Borys and the team behind the proposed centre hope the creation of a dedicated home for Inuit art will bring international acclaim to artists from across the circumpolar world.
"At the highest level, the Inuit Art Centre in Winnipeg will, I believe, raise the profile of an extraordinary culture nationally and internationally," says Borys.
"But... I'd like to think that there will be activities, associations, partnerships, training, that will be taking place in Winnipeg and in the Arctic."
The total cost of constructing the building, which will be connected to the Winnipeg Art Gallery, as well as creating long-term programming and a significant endowment is pegged at $65 million.
Borys says WAG has already raised $10 million in private donations and is looking for support from the federal, provincial and municipal governments.
Borys says he hopes to break ground for the centre within the next two years.
A centre for and by Inuit
But the brick and mortar building is just the beginning.

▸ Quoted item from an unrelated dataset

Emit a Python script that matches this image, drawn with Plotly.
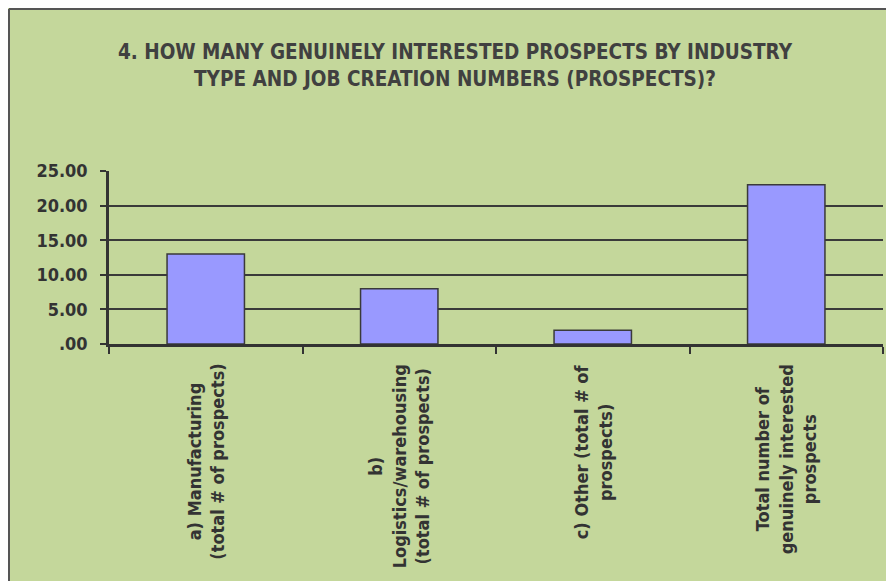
import plotly.graph_objects as go

categories = [
    "a) Manufacturing\n(total # of prospects)",
    "b)\nLogistics/warehousing\n(total # of prospects)",
    "c) Other (total # of\nprospects)",
    "Total number of\ngenuinely interested\nprospects",
]
values = [13, 8, 2, 23]
y_ticks = [0, 5, 10, 15, 20, 25]
y_tick_labels = [(f"{v:.2f}"[1:] if v == 0 else f"{v:.2f}") for v in y_ticks]
title_text = "4. HOW MANY GENUINELY INTERESTED PROSPECTS BY INDUSTRY<br>TYPE AND JOB CREATION NUMBERS (PROSPECTS)?"

GREEN = "#C4D79B"
DARK = "#333333"
LBL_FONT = "DejaVu Sans Condensed, DejaVu Sans, sans-serif"

cat_keys = [c.replace("\n", " ") for c in categories]

L, T, PW, PH = 101, 163, 774, 173
W, H = 894, 581

fig = go.Figure()
fig.add_trace(go.Bar(
    x=cat_keys, y=values,
    marker=dict(color="#9999FF", line=dict(color="#3a3a3a", width=1.5)),
    width=0.4,
    hoverinfo="x+y",
))

annotations = []
for key, lab in zip(cat_keys, categories):
    annotations.append(dict(
        x=key, xref="x", y=0, yref="paper", yshift=-18,
        text=lab.replace("\n", "<br>"), showarrow=False,
        textangle=-90, align="center", xanchor="center", yanchor="top",
        font=dict(family=LBL_FONT, size=18, color=DARK, weight="bold"),
    ))

fx = lambda px: (px - L) / PW
fy = lambda py: (T + PH - py) / PH

fig.update_layout(
    width=W, height=H,
    paper_bgcolor=GREEN, plot_bgcolor=GREEN,
    margin=dict(l=L, r=W - L - PW, t=T, b=H - T - PH),
    showlegend=False,
    title=dict(
        text=title_text, x=0.5, xref="container", xanchor="center",
        y=1 - 51 / H, yref="container", yanchor="middle",
        font=dict(family=LBL_FONT, size=20.5, color="#404040", weight="bold"),
    ),
    annotations=annotations,
    xaxis=dict(
        type="category", tickson="boundaries", ticks="outside", ticklen=7,
        tickcolor=DARK, tickwidth=1.5, showticklabels=False,
        showline=True, linecolor=DARK, linewidth=2.5, showgrid=False,
        range=[-0.5, 3.5],
    ),
    yaxis=dict(
        range=[0, 25], tickvals=y_ticks, ticktext=y_tick_labels,
        ticks="outside", ticklen=6, tickcolor=DARK, tickwidth=1.5,
        ticklabelstandoff=9,
        showline=True, linecolor=DARK, linewidth=2.5,
        showgrid=True, gridcolor="#3a3a3a", gridwidth=1.5, zeroline=False,
        tickfont=dict(family=LBL_FONT, size=18, color=DARK, weight="bold"),
    ),
    shapes=[
        dict(type="line", xref="paper", yref="paper",
             x0=fx(1), x1=fx(1), y0=fy(H + 5), y1=fy(1),
             line=dict(color="#555555", width=2), layer="above"),
        dict(type="line", xref="paper", yref="paper",
             x0=fx(1), x1=fx(W + 5), y0=fy(1), y1=fy(1),
             line=dict(color="#555555", width=2), layer="above"),
    ],
)

fig.write_html("out.html")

"My trip this time is to meet with people, to understand better how we can serve them, how we can serve the community, how we can partner, but also how we raise the profile of Inuit art and culture in the South," says Borys.
This April, the Winnipeg Art Gallery will launch an exchange called "The Bridge," where artists from Baker Lake will travel to Winnipeg and southern artists will travel to Nunavut. Borys says a new ceramics project is also in the works in Rankin Inlet, and a large piece had just been commissioned from an artist in Pangnirtung.
"The idea that the next generation of curators of Inuit art will be of Inuit descent is critical," he says.
"The WAG will lend all of its intelligence, all of its skills and its facilities and I think it will benefit, not just the profile, the reputation of Inuit art, but also the people involved in the art themselves."